=== Source data ===
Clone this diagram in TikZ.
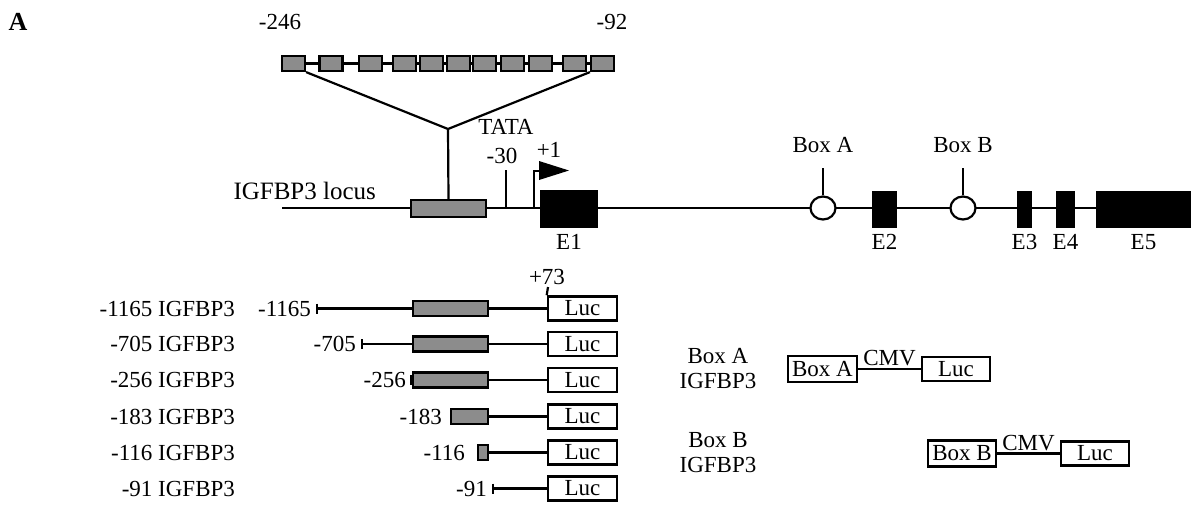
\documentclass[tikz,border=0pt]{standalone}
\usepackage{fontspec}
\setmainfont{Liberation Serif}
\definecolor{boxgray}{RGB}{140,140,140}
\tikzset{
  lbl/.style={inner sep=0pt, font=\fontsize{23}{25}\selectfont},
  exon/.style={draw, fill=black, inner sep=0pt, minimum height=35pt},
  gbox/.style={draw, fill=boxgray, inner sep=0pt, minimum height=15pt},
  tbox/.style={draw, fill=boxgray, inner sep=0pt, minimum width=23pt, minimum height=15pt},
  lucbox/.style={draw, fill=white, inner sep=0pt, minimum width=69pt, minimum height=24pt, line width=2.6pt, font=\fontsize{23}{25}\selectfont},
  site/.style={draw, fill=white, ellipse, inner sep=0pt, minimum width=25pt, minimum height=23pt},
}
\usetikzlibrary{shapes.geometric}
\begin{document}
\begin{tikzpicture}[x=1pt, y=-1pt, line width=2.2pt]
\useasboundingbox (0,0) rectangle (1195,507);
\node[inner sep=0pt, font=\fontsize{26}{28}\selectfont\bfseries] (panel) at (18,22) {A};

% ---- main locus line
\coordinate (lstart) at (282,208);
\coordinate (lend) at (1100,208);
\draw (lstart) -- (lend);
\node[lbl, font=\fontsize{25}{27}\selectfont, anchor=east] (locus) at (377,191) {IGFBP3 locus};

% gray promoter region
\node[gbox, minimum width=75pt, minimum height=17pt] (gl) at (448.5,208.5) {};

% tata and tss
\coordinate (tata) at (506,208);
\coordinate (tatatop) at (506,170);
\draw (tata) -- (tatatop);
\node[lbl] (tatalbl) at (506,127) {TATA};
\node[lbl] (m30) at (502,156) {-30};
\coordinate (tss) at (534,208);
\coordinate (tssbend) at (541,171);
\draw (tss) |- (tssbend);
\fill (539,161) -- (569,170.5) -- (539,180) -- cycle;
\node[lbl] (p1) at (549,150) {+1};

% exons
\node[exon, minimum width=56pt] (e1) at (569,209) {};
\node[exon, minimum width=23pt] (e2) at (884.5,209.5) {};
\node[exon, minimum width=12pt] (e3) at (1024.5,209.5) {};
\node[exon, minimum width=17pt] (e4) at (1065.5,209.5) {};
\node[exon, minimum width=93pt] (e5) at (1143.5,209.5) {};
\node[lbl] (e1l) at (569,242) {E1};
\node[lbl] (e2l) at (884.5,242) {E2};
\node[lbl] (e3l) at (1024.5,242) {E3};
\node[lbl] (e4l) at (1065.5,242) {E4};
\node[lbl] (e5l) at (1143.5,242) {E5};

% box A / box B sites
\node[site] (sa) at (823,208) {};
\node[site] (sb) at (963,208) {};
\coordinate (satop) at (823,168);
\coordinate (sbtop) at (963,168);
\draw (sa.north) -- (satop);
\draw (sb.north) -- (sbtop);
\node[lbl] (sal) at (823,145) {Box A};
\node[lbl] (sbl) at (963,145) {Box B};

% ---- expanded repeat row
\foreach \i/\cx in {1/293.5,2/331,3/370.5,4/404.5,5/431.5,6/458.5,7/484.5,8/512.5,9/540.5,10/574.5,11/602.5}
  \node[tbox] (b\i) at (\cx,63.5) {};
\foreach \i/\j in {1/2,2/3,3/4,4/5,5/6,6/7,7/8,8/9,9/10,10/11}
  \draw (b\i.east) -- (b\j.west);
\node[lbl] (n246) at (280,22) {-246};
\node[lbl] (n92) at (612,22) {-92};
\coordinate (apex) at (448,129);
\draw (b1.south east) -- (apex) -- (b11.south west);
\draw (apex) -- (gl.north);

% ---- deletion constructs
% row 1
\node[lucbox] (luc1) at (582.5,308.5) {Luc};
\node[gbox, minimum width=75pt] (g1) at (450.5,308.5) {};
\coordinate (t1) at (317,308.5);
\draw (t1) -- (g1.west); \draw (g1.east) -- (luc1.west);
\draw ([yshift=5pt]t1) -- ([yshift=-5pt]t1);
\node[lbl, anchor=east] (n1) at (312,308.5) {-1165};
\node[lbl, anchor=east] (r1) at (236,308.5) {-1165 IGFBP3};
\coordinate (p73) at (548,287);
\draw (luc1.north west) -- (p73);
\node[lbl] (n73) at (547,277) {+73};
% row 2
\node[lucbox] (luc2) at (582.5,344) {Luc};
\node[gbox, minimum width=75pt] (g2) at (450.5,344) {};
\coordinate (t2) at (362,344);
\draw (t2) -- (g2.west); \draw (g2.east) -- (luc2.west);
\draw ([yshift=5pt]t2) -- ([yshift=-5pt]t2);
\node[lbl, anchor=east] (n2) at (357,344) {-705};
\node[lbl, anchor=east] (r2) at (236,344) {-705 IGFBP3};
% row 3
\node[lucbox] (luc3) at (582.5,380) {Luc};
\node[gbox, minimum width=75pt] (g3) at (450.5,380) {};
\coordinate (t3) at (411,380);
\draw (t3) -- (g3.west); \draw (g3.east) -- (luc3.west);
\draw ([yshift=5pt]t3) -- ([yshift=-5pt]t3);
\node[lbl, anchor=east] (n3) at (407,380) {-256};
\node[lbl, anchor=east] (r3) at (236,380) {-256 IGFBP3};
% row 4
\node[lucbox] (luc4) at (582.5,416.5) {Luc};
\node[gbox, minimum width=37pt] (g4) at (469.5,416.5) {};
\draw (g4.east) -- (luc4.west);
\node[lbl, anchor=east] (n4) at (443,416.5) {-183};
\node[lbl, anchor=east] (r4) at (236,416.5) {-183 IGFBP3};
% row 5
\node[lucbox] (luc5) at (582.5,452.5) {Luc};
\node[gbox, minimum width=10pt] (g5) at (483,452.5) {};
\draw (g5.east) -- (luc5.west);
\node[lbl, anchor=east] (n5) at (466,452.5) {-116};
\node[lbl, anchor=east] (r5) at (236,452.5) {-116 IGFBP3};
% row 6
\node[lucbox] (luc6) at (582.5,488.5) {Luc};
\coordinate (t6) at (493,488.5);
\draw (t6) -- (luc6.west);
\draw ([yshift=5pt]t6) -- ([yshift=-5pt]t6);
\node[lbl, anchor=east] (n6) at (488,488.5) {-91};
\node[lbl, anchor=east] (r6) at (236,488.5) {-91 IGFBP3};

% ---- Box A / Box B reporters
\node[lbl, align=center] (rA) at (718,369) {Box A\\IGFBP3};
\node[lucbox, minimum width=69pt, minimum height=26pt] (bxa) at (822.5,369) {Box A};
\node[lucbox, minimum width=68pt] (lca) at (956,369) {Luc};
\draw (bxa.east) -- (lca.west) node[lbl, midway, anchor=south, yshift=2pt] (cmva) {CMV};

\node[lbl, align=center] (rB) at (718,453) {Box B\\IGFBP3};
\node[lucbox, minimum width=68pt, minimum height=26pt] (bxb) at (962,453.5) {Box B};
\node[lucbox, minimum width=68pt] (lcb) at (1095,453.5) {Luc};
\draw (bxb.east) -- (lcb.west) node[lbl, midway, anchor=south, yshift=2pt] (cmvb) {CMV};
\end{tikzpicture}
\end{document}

=== Exercise ===
Go from the first line of the data above to the line containing "minimum width=75pt, minimum" and retype exactly those lines, both included, but none of the pictures.

=== Task output ===
Clone this diagram in TikZ.
\documentclass[tikz,border=0pt]{standalone}
\usepackage{fontspec}
\setmainfont{Liberation Serif}
\definecolor{boxgray}{RGB}{140,140,140}
\tikzset{
  lbl/.style={inner sep=0pt, font=\fontsize{23}{25}\selectfont},
  exon/.style={draw, fill=black, inner sep=0pt, minimum height=35pt},
  gbox/.style={draw, fill=boxgray, inner sep=0pt, minimum height=15pt},
  tbox/.style={draw, fill=boxgray, inner sep=0pt, minimum width=23pt, minimum height=15pt},
  lucbox/.style={draw, fill=white, inner sep=0pt, minimum width=69pt, minimum height=24pt, line width=2.6pt, font=\fontsize{23}{25}\selectfont},
  site/.style={draw, fill=white, ellipse, inner sep=0pt, minimum width=25pt, minimum height=23pt},
}
\usetikzlibrary{shapes.geometric}
\begin{document}
\begin{tikzpicture}[x=1pt, y=-1pt, line width=2.2pt]
\useasboundingbox (0,0) rectangle (1195,507);
\node[inner sep=0pt, font=\fontsize{26}{28}\selectfont\bfseries] (panel) at (18,22) {A};

% ---- main locus line
\coordinate (lstart) at (282,208);
\coordinate (lend) at (1100,208);
\draw (lstart) -- (lend);
\node[lbl, font=\fontsize{25}{27}\selectfont, anchor=east] (locus) at (377,191) {IGFBP3 locus};

% gray promoter region
\node[gbox, minimum width=75pt, minimum height=17pt] (gl) at (448.5,208.5) {};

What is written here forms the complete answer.